Monsoon! The nymph that envelopes the land and the heavens with her irresistible enchantment!
If an ordinary mortal such as I is bewitched by the beauty
she brings forth and enhances on all that is in Nature- the air, water, sky,
the mountains, the thick green flora and even the often uninviting water
buffaloes that stand in the rain fed fields indifferent and caring the least,
what wondrous creation can she tempt and provoke in a bard!
The monsoon in Kerala is singular. It is awe and inspiring
splendour how she transforms the famished and unquenchable land with her spell.
In one whiff of freshness she carries in her bosom she eclipses the dreariness
and forlorn. Driving through the land after the spell of monsoon rains, with
water dripping from trees that straddle the path, pools of water on the road
and gushing by sides of the road in effusive state, eager to join the larger
schemes elsewhere down, I and C were on a drive some hundred and thirty
kilometers from the dry town in Tamilnad where we then lived.

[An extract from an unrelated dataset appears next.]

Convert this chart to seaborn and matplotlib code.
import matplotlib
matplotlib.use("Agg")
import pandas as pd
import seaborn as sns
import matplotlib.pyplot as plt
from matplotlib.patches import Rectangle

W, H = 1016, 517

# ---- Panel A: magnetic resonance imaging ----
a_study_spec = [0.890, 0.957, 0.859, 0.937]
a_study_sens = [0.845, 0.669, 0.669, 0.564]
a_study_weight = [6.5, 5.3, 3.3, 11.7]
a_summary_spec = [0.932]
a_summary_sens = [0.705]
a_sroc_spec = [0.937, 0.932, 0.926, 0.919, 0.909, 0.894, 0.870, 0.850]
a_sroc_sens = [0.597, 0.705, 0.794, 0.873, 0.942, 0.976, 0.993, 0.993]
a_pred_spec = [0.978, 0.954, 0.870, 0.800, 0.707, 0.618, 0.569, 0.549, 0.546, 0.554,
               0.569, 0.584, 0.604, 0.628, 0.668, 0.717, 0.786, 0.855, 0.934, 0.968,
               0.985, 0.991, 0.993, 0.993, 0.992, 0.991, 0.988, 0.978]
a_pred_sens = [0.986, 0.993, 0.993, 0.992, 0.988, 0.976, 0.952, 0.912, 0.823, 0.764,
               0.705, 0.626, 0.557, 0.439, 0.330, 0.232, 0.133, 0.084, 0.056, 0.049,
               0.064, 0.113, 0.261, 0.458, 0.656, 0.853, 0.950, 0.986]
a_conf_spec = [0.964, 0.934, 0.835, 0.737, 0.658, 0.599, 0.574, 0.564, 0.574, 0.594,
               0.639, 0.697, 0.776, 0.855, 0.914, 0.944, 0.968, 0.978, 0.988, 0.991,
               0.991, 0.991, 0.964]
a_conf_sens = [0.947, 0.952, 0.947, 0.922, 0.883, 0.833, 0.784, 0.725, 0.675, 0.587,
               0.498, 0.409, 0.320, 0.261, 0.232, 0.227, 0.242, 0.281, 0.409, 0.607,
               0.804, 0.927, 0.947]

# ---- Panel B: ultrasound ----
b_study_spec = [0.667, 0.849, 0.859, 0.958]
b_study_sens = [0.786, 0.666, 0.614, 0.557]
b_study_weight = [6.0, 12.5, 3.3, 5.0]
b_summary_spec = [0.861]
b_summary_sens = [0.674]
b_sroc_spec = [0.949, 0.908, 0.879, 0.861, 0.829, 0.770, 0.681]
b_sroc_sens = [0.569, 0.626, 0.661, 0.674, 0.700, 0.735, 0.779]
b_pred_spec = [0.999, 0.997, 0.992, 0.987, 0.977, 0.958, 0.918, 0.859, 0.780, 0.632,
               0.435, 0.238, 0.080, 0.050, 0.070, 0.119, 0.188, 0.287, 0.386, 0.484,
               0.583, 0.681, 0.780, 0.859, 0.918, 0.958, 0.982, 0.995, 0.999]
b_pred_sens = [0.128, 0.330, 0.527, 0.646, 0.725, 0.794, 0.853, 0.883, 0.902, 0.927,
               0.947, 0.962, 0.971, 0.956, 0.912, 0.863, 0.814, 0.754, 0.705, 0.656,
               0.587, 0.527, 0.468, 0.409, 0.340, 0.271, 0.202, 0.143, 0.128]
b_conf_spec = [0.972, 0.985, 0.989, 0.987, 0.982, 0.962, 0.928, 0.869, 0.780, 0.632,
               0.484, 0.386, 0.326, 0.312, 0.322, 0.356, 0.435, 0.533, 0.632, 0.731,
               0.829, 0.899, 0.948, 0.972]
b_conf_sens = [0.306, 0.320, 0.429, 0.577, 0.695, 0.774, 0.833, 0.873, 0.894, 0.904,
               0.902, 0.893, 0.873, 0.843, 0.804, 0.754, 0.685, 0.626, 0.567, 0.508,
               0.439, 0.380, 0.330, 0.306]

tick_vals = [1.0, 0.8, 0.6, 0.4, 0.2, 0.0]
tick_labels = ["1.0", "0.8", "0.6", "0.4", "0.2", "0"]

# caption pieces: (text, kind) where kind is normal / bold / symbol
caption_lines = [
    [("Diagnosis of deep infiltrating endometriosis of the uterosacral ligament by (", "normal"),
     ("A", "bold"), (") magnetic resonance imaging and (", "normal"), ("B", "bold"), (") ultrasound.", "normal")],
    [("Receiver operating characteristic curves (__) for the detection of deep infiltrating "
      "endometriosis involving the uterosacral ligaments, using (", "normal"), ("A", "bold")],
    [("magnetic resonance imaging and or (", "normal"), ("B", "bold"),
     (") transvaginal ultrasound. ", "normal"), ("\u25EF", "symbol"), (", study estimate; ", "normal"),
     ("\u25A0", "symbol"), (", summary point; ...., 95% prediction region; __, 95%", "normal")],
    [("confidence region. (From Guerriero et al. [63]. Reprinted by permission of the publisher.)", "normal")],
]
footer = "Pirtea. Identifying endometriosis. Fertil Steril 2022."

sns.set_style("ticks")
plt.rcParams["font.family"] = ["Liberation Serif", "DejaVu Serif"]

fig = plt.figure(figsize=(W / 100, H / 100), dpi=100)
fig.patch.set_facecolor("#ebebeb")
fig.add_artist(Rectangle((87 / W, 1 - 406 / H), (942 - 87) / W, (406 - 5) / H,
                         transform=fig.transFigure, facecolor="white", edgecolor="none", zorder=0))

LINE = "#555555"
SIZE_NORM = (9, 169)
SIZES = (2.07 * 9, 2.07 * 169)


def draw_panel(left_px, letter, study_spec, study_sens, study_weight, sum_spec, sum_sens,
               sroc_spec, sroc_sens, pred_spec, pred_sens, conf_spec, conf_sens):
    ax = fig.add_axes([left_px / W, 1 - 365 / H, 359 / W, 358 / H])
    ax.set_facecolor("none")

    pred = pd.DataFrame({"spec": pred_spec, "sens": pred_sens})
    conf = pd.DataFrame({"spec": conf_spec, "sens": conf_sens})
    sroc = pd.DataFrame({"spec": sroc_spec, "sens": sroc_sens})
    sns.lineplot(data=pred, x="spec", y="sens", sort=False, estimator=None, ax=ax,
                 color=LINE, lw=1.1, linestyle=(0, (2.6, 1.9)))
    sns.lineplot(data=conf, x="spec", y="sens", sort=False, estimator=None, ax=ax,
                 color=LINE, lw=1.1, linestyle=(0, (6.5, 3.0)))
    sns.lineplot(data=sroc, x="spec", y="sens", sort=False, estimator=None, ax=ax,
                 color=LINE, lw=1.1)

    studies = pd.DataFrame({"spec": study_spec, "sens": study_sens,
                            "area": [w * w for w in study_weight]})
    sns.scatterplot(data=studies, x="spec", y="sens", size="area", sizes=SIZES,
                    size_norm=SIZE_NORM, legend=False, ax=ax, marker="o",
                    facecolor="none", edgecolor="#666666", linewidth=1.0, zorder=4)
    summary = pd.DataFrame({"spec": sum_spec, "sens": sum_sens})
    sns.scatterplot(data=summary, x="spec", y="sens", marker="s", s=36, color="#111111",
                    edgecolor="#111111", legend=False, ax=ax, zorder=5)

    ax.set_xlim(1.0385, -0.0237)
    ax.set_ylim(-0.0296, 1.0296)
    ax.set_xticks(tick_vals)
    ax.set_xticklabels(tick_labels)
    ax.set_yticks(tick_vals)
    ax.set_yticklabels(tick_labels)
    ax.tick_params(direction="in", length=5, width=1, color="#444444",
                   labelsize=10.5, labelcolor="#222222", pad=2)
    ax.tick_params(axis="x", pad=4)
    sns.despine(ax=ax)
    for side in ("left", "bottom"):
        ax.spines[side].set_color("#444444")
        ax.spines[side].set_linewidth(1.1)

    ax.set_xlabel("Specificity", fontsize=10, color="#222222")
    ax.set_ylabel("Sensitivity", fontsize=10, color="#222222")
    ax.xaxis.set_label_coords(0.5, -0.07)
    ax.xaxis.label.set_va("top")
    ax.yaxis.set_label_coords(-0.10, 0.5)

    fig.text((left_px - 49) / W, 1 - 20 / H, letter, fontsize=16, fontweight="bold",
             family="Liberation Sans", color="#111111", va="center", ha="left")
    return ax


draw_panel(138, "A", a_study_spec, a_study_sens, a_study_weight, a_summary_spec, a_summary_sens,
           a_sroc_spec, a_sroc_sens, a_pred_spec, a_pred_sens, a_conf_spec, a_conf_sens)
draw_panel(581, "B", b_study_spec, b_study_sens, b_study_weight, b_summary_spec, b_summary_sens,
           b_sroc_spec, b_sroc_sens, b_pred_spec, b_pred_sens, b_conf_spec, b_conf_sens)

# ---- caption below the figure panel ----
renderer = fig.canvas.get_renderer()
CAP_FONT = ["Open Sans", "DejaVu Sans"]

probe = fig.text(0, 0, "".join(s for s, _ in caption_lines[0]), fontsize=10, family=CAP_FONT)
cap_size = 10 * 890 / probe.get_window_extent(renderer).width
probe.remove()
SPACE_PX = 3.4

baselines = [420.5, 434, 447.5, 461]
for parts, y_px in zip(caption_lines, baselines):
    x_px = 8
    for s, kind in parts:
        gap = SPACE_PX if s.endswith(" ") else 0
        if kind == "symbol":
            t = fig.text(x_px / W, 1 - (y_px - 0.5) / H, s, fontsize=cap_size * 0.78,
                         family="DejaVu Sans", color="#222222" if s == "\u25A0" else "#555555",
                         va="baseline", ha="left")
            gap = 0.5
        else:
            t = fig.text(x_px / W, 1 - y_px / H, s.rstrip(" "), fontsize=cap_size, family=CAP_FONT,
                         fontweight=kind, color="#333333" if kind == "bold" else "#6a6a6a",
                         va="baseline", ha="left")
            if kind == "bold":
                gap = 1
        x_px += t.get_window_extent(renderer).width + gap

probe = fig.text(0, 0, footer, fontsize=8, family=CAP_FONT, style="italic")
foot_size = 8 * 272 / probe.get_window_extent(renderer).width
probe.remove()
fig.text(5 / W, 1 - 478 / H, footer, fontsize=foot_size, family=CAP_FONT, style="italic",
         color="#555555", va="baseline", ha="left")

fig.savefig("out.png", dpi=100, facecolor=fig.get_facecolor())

We had befriended a family whom we have met often before at
the school in Coonoor, but neither they nor we went farther than exchanging
acknowledging nods. However a carnival at the school that lasted a couple of
days brought us together and before we parted they invited us to their home in Kerala
by the foothills of the Western Ghats.
The rains that visit Kerala, particularly the south west
monsoon that tee off in June scatter much relief in the border towns of Tamilnad-Coimbatore,
Pollachi and Tiruppur. The stifling dryness of the summer slowly recedes unable
to confront the wet, bewitching spell of the monsoon rains and the cold air it
throws across the mountains. By the time one crosses the bye- pass highway off
Coimbatore into Kerala, the resplendent rain clouds that hover over the
mountains are a soulful sight. And, as if Nature herself has taken the cue from
the man-made divisions of the State borders, the rains that confined to drizzle
until there begin to lash as soon as one crosses the State border from Tamilnad
into Kerala. It poured and poured in thick drops of shimmering, shiny silver.
It is amazing as to how vegetation changes colour and
radiates a splendiferous hue after a few days of amorous onslaught of the
monsoon. The dark greyish blue clouds impregnated with rain hover low over the
mountains.
On that late afternoon we drove in the sleek Hyundai Accent
we bought a couple of months before. We drove through the rain and the car
tested wonderful endurance on the slippery roads in the rain and the sharp
bends on the road that can be a motorist’s misery. But I loved the drive water
splashing in jet from beneath the car. The stretch towards their house off Palghat,
by the foot hills brought forth the trancing beauty of nature. It was
magnificent display of colours from the heavens - the clouds that engulfed the
mountains and then to the expanse on the foothills. Parrot green, lemon green
and dark and dark green hue of vegetation. Every leaf and bark of plants and
trees were touched by the spell of monsoon and they stood bowed but afresh,
washed anew by the rains. The rivers and rivulets were gushing and torrential.
The rains had ceased lashing, but the land and its creatures
were in eagerness and bated breath waiting for the next spell. Dark grey blue
rain clouds where swirling on the mountains conveying the torrent that would
soon come down from the heavens. Street dogs wet to the bones were running about
and seemed to enjoy the transformed air. A flock of ducks was frolicking in the
muddy waters of the paddy fields and the brook near. Crows wet and drenched in
the rain perched on trees and roof tops pecking their feathers clean.
We had slid down the window panes when the rains stopped and switched off the air-conditioner in the car. It imparted a continuous soothing blast of monsoon air, neither cold nor warm.
The house was cocooned in the middle of a vast rubber
plantation and the drive to the house was through the serpentine drive-way with
strewn bed of fallen leaves and the rubber trees holding aloft dark canopy .The
croaking of the toads lend the silence of the place an oxymoron effect.We seemed to be cut away and mercifully cast away from the civilisation , the monsoon magic was hypnotising then, there!